The school's robotics program is about "gracious professionalism," said Daniel Marker, the team's mechanism mentor.

It's also about dedication to support the project.

The team members in the fall held a variety of interactive community fundraisers including a car wash at the Edgewater Kmart.

They sold raffle tickets for a Safeway gift card, made duct tape flowers to sell at the Crofton Craft Fair in April and collected donations from homeowners that displayed plastic pink lawn flamingos.

The team recently demonstrated its engineering prowess at the Homestead Gardens Fall Festival, Anne Arundel County Leadership Council and offices of local defense contractor SAIC.

In December, the team organized and hosted a First Lego League tournament at South River High School to mentor elementary and middle school students. The event motivated the future engineers to be creative beyond the use of circuits and screws. 

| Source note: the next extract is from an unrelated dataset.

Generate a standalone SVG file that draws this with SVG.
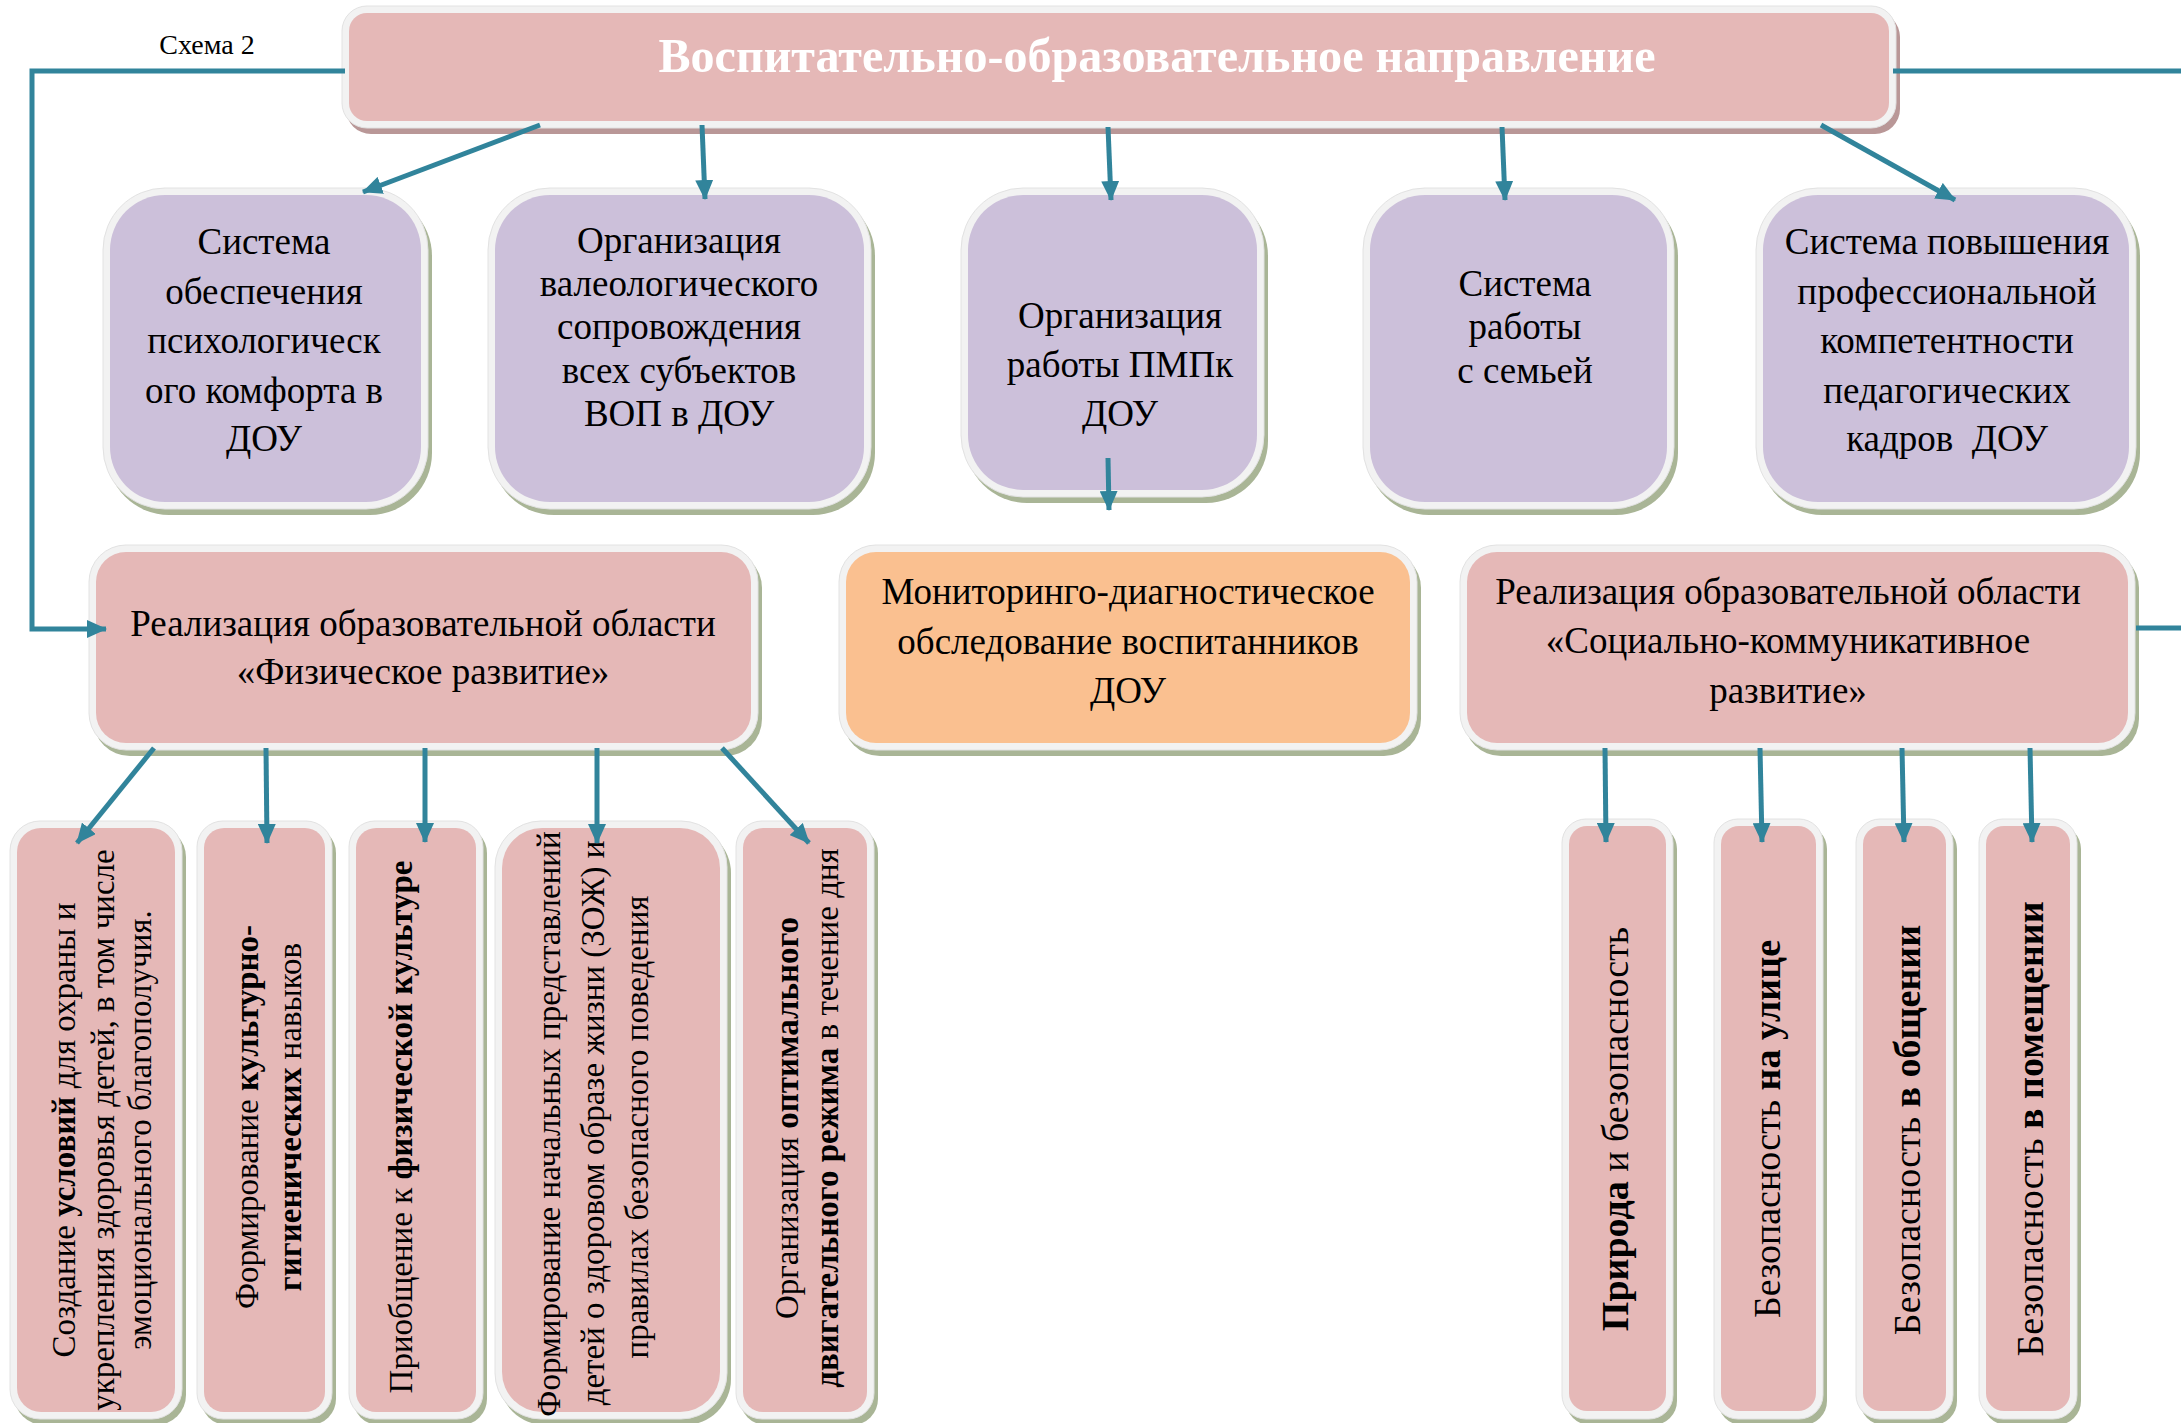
<svg xmlns="http://www.w3.org/2000/svg" width="2181" height="1423" viewBox="0 0 2181 1423">
<style>
.t{font-family:"Liberation Serif","Times New Roman",serif;font-size:37px;fill:#000;text-anchor:middle}
.v{font-size:33px}
.vr{font-size:38px}
.b{font-weight:bold}
.title{font-family:"Liberation Serif","Times New Roman",serif;font-size:49px;font-weight:bold;fill:#fff;text-anchor:middle}
.cap{font-family:"Liberation Serif","Times New Roman",serif;font-size:28px;fill:#000;text-anchor:middle}
.sh{fill:#A9B596}
.shp{fill:#B99797}
.band{fill:#F2F2F2;stroke:#E2E2E2;stroke-width:1}
.pink{fill:#E5B8B7}
.purple{fill:#CCC0DA}
.orange{fill:#FAC090}
.conn{stroke:#31849B;stroke-width:5;fill:none}
</style>
<defs>
<marker id="ah" markerUnits="userSpaceOnUse" markerWidth="20" markerHeight="18" refX="19" refY="9" orient="auto">
<path d="M0,0 L20,9 L0,18 z" fill="#31849B"/>
</marker>
</defs>
<rect width="2181" height="1423" fill="#fff"/>
<text class="cap" x="207" y="54">Схема 2</text>

<g id="header">
<rect class="shp" x="346" y="12" width="1554" height="122" rx="25"/>
<rect class="band" x="342" y="6" width="1554" height="122" rx="25"/>
<rect class="pink" x="349" y="13" width="1540" height="108" rx="18"/>
<text class="title" x="1157" y="72" textLength="997" lengthAdjust="spacingAndGlyphs">Воспитательно-образовательное направление</text>
</g>

<g id="p1">
<rect class="sh" x="107" y="194" width="325" height="321" rx="62"/>
<rect class="band" x="103" y="188" width="325" height="321" rx="62"/>
<rect class="purple" x="110" y="195" width="311" height="307" rx="55"/>
<text class="t"><tspan x="264" y="254">Система</tspan><tspan x="264" y="304">обеспечения</tspan><tspan x="264" y="353">психологическ</tspan><tspan x="264" y="403">ого комфорта в</tspan><tspan x="264" y="451">ДОУ</tspan></text>
</g>

<g id="p2">
<rect class="sh" x="492" y="194" width="383" height="321" rx="62"/>
<rect class="band" x="488" y="188" width="383" height="321" rx="62"/>
<rect class="purple" x="495" y="195" width="369" height="307" rx="55"/>
<text class="t"><tspan x="679" y="253">Организация</tspan><tspan x="679" y="296">валеологического</tspan><tspan x="679" y="339">сопровождения</tspan><tspan x="679" y="383">всех субъектов</tspan><tspan x="679" y="426">ВОП в ДОУ</tspan></text>
</g>

<g id="p3">
<rect class="sh" x="965" y="194" width="303" height="309" rx="62"/>
<rect class="band" x="961" y="188" width="303" height="309" rx="62"/>
<rect class="purple" x="968" y="195" width="289" height="295" rx="55"/>
<text class="t"><tspan x="1120" y="328">Организация</tspan><tspan x="1120" y="377">работы ПМПк</tspan><tspan x="1120" y="426">ДОУ</tspan></text>
</g>

<g id="p4">
<rect class="sh" x="1367" y="194" width="311" height="321" rx="62"/>
<rect class="band" x="1363" y="188" width="311" height="321" rx="62"/>
<rect class="purple" x="1370" y="195" width="297" height="307" rx="55"/>
<text class="t"><tspan x="1525" y="296">Система</tspan><tspan x="1525" y="339">работы</tspan><tspan x="1525" y="383">с семьей</tspan></text>
</g>

<g id="p5">
<rect class="sh" x="1760" y="194" width="380" height="321" rx="62"/>
<rect class="band" x="1756" y="188" width="380" height="321" rx="62"/>
<rect class="purple" x="1763" y="195" width="366" height="307" rx="55"/>
<text class="t"><tspan x="1947" y="254">Система повышения</tspan><tspan x="1947" y="304">профессиональной</tspan><tspan x="1947" y="353">компетентности</tspan><tspan x="1947" y="403">педагогических</tspan><tspan x="1947" y="451" xml:space="preserve">кадров  ДОУ</tspan></text>
</g>

<g id="phys">
<rect class="sh" x="93" y="551" width="669" height="205" rx="37"/>
<rect class="band" x="89" y="545" width="669" height="205" rx="37"/>
<rect class="pink" x="96" y="552" width="655" height="191" rx="30"/>
<text class="t"><tspan x="423" y="636">Реализация образовательной области</tspan><tspan x="423" y="684">«Физическое развитие»</tspan></text>
</g>

<g id="monitor">
<rect class="sh" x="843" y="551" width="578" height="205" rx="37"/>
<rect class="band" x="839" y="545" width="578" height="205" rx="37"/>
<rect class="orange" x="846" y="552" width="564" height="191" rx="30"/>
<text class="t"><tspan x="1128" y="604">Мониторинго-диагностическое</tspan><tspan x="1128" y="654">обследование воспитанников</tspan><tspan x="1128" y="703">ДОУ</tspan></text>
</g>

<g id="social">
<rect class="sh" x="1464" y="551" width="675" height="205" rx="37"/>
<rect class="band" x="1460" y="545" width="675" height="205" rx="37"/>
<rect class="pink" x="1467" y="552" width="661" height="191" rx="30"/>
<text class="t"><tspan x="1788" y="604">Реализация образовательной области</tspan><tspan x="1788" y="653">«Социально-коммуникативное</tspan><tspan x="1788" y="703">развитие»</tspan></text>
</g>

<g id="b1">
<rect class="sh" x="14" y="827" width="172" height="598" rx="30"/>
<rect class="band" x="10" y="821" width="172" height="598" rx="30"/>
<rect class="pink" x="17" y="828" width="158" height="584" rx="24"/>
<text class="t v" transform="translate(75,1130) rotate(-90)">Создание <tspan class="b">условий</tspan> для охраны и</text>
<text class="t v" transform="translate(114,1130) rotate(-90)">укрепления здоровья детей, в том числе</text>
<text class="t v" transform="translate(151,1130) rotate(-90)">эмоционального благополучия.</text>
</g>

<g id="b2">
<rect class="sh" x="201" y="827" width="135" height="598" rx="26"/>
<rect class="band" x="197" y="821" width="135" height="598" rx="26"/>
<rect class="pink" x="204" y="828" width="121" height="584" rx="20"/>
<text class="t v" transform="translate(258,1117) rotate(-90)">Формирование <tspan class="b">культурно-</tspan></text>
<text class="t v" transform="translate(301,1117) rotate(-90)"><tspan class="b">гигиенических</tspan> навыков</text>
</g>

<g id="b3">
<rect class="sh" x="353" y="827" width="134" height="598" rx="26"/>
<rect class="band" x="349" y="821" width="134" height="598" rx="26"/>
<rect class="pink" x="356" y="828" width="120" height="584" rx="20"/>
<text class="t v" transform="translate(412,1127) rotate(-90)">Приобщение к <tspan class="b">физической культуре</tspan></text>
</g>

<g id="b4">
<rect class="sh" x="499" y="827" width="232" height="598" rx="46"/>
<rect class="band" x="495" y="821" width="232" height="598" rx="46"/>
<rect class="pink" x="502" y="828" width="218" height="584" rx="40"/>
<text class="t v" transform="translate(560,1124) rotate(-90)">Формирование начальных представлений</text>
<text class="t v" transform="translate(604,1123) rotate(-90)">детей о здоровом образе жизни (ЗОЖ) и</text>
<text class="t v" transform="translate(648,1127) rotate(-90)">правилах безопасного поведения</text>
</g>

<g id="b5">
<rect class="sh" x="740" y="827" width="138" height="598" rx="26"/>
<rect class="band" x="736" y="821" width="138" height="598" rx="26"/>
<rect class="pink" x="743" y="828" width="124" height="584" rx="20"/>
<text class="t v" transform="translate(798,1118) rotate(-90)">Организация <tspan class="b">оптимального</tspan></text>
<text class="t v" transform="translate(838,1118) rotate(-90)"><tspan class="b">двигательного режима</tspan> в течение дня</text>
</g>

<g id="c1">
<rect class="sh" x="1566" y="825" width="111" height="600" rx="24"/>
<rect class="band" x="1562" y="819" width="111" height="600" rx="24"/>
<rect class="pink" x="1569" y="826" width="97" height="585" rx="18"/>
<text class="t vr" transform="translate(1628,1129) rotate(-90)"><tspan class="b">Природа</tspan> и безопасность</text>
</g>

<g id="c2">
<rect class="sh" x="1718" y="825" width="109" height="600" rx="24"/>
<rect class="band" x="1714" y="819" width="109" height="600" rx="24"/>
<rect class="pink" x="1721" y="826" width="95" height="585" rx="18"/>
<text class="t vr" transform="translate(1780,1129) rotate(-90)">Безопасность <tspan class="b">на улице</tspan></text>
</g>

<g id="c3">
<rect class="sh" x="1860" y="825" width="97" height="600" rx="24"/>
<rect class="band" x="1856" y="819" width="97" height="600" rx="24"/>
<rect class="pink" x="1863" y="826" width="83" height="585" rx="18"/>
<text class="t vr" transform="translate(1920,1130) rotate(-90)">Безопасность <tspan class="b">в общении</tspan></text>
</g>

<g id="c4">
<rect class="sh" x="1983" y="825" width="98" height="600" rx="24"/>
<rect class="band" x="1979" y="819" width="98" height="600" rx="24"/>
<rect class="pink" x="1986" y="826" width="84" height="585" rx="18"/>
<text class="t vr" transform="translate(2043,1129) rotate(-90)">Безопасность <tspan class="b">в помещении</tspan></text>
</g>

<g id="connectors">
<path class="conn" d="M345,71 H32 V629 H106" marker-end="url(#ah)"/>
<path class="conn" d="M1893,71 H2181"/>
<path class="conn" d="M2136,628 H2181"/>
<path class="conn" d="M540,125 L363,192" marker-end="url(#ah)"/>
<path class="conn" d="M702,125 L705,199" marker-end="url(#ah)"/>
<path class="conn" d="M1108,127 L1111,200" marker-end="url(#ah)"/>
<path class="conn" d="M1502,127 L1505,200" marker-end="url(#ah)"/>
<path class="conn" d="M1821,125 L1955,200" marker-end="url(#ah)"/>
<path class="conn" d="M1108,458 L1109,510" marker-end="url(#ah)"/>
<path class="conn" d="M154,748 L77,843" marker-end="url(#ah)"/>
<path class="conn" d="M266,748 L267,843" marker-end="url(#ah)"/>
<path class="conn" d="M425,748 L425,842" marker-end="url(#ah)"/>
<path class="conn" d="M597,748 L597,843" marker-end="url(#ah)"/>
<path class="conn" d="M722,748 L809,843" marker-end="url(#ah)"/>
<path class="conn" d="M1605,748 L1606,842" marker-end="url(#ah)"/>
<path class="conn" d="M1760,748 L1762,842" marker-end="url(#ah)"/>
<path class="conn" d="M1902,748 L1904,842" marker-end="url(#ah)"/>
<path class="conn" d="M2030,748 L2032,842" marker-end="url(#ah)"/>
</g>
</svg>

The high school's robot build process for the upcoming Baltimore competition began in early January. Teams were given six weeks to design the perfect robot to send to Baltimore by February 22.

Afterward, it was time to prepare mentally for the competition by working with a practice robot.

South River's robotics team at the Baltimore competition will perform in 10 to 12 matches—including practice and qualifying rounds—and scout the competition along the way.

But these team members don't want to just win the competition. They're aiming higher.

Matthew Parangot, public relations and programming captain of the Build Team, wants to bring home the Chairman's Award, a symbol of overall excellence that a team must work very hard to earn.

If South River wins that or the competition, they'll head to the national championship in St. Louis April 27 - 30.